Funding Insanity

What if we discovered that the attendants in a mental institution were reassuring patients that the aliens they were seeing were real? That they should listen to and believe the voices in their heads? At the very least, we’d wonder why–what nefarious scheme could account for actions clearly motivated to confirm inmates’ insanity?

The Guardian has raised a very similar set of questions, but about the GOP. It reports that groups tied to Donald Trump’s chief of staff and several party mega-donors are funding GOP candidates who champion the QAnon conspiracy theory.

Republican party leaders linked to the White House helped boost the primary campaign of a QAnon supporter with a history of making racist and bigoted statements, campaign finance filings show.

Campaign finance reports show contributions to QAnon supporter Marjorie Taylor Green’s campaign from groups connected to White House chief of staff Mark Meadows and his wife, as well as the chairman of the board of the Heritage Foundation,  the attorney who represented “Covington Kid” Nicholas Sandmann (aka “the smirking kid”) in his defamation suits against the Washington Post and CNN, and multiple Republican mega-donors.

“Getting involved in a primary on behalf of an absolutely insane, conspiracy-minded, explicitly racist candidate in a seat that is reliably conservative is mind-bogglingly irresponsible,” said Tim Miller, a former spokesman for the Republican National Committee who is now political director for Republican Voters Against Trump.

For readers who may not be familiar with QAnon,  it’s a conspiracy theory rooted in age-old antisemitic tropes. Followers believe that Donald Trump is waging a secret battle against an evil cabal of Democrats, celebrities and billionaires who are engaged in pedophilia, child trafficking, and even cannibalism. The movement has repeatedly inspired vigilante violence–remember the guy who shot up the D.C. pizza. parlor?– and the FBI. has warned. that it represents a potential domestic terrorism threat.

A few high-profile Republican leaders spoke out against Greene after Politico unearthed and published videos of her  making racist and. anti-Semitic statements, and the Koch Industries Pac requested a refund of an earlier donation. But her campaign continued to be backed by  other major Republican donors and influential political leaders. The Guardian report lists a number of them, including a  Pac run by Representative Jim Jordan, who has been dogged for years by allegations that he knew and did nothing to stop sexual abuse of student athletes at Ohio State University when he worked there in the 1980s and 90s.

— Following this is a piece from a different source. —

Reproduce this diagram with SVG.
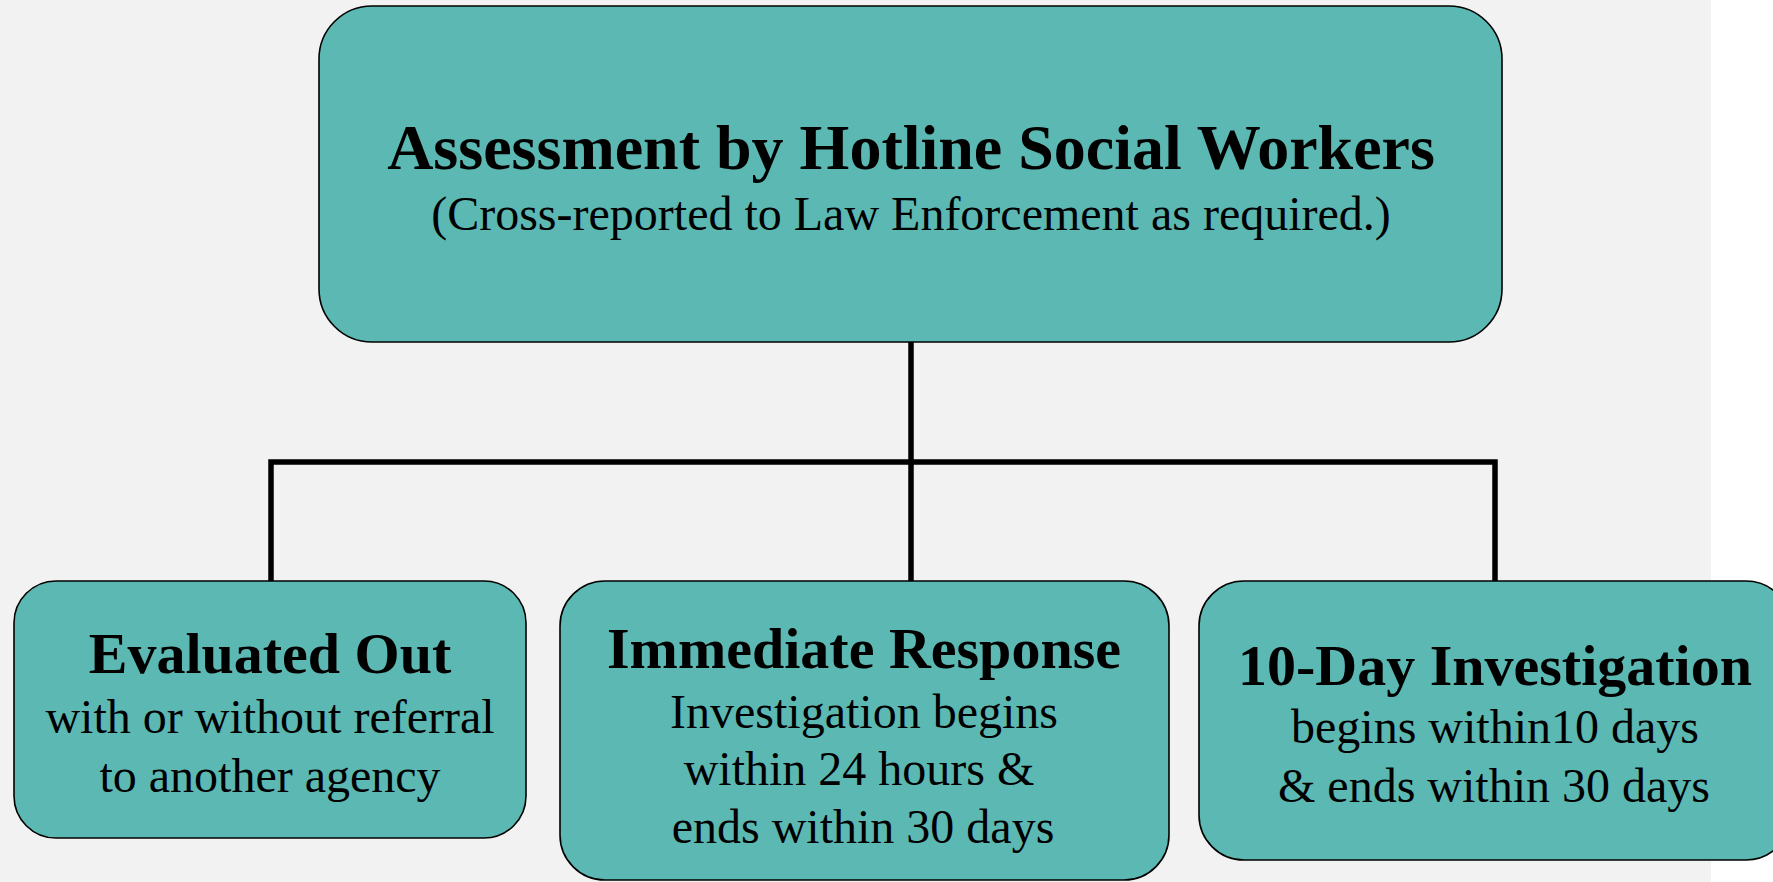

Greene received $2,800 from John W Childs, the former chairman of JW Childs Associates who stepped down after being charged with misdemeanor solicitation in an investigation related to the suspected human trafficking sting that led to the arrest of New England Patriots owner Robert Kraft. Childs denied the charge at the time and said he had retained a lawyer. Kraft pleaded not guilty to two misdemeanor solicitation charges.

QAnon is reminiscent of other fringe movements in the Republican Party–the John Birch Society comes to mind. (Remember when the Birchers accused President Eisenhower of being a conscious Communist agent?)

The. other morning,  Mike Pence was on CBS This Morning,  and was asked about QAnon.  He pretended to know nothing about it. Meadows has also professed ignorance of it. Those denials ring very hollow, leaving us with two possibilities: (1) having engaged in pedophilia and/or trafficking themselves, Greene supporters from the Trump cult  (aka “projection-is-us”) actually believe in QAnon, or (2) they don’t believe  in QAnon,  but do believe that encouraging the racism, anti-Semitism, anti-Muslim bigotry that is at its core will help them win the election.

Either way, it’s a sad–and revealing– commentary on a once-respectable political party.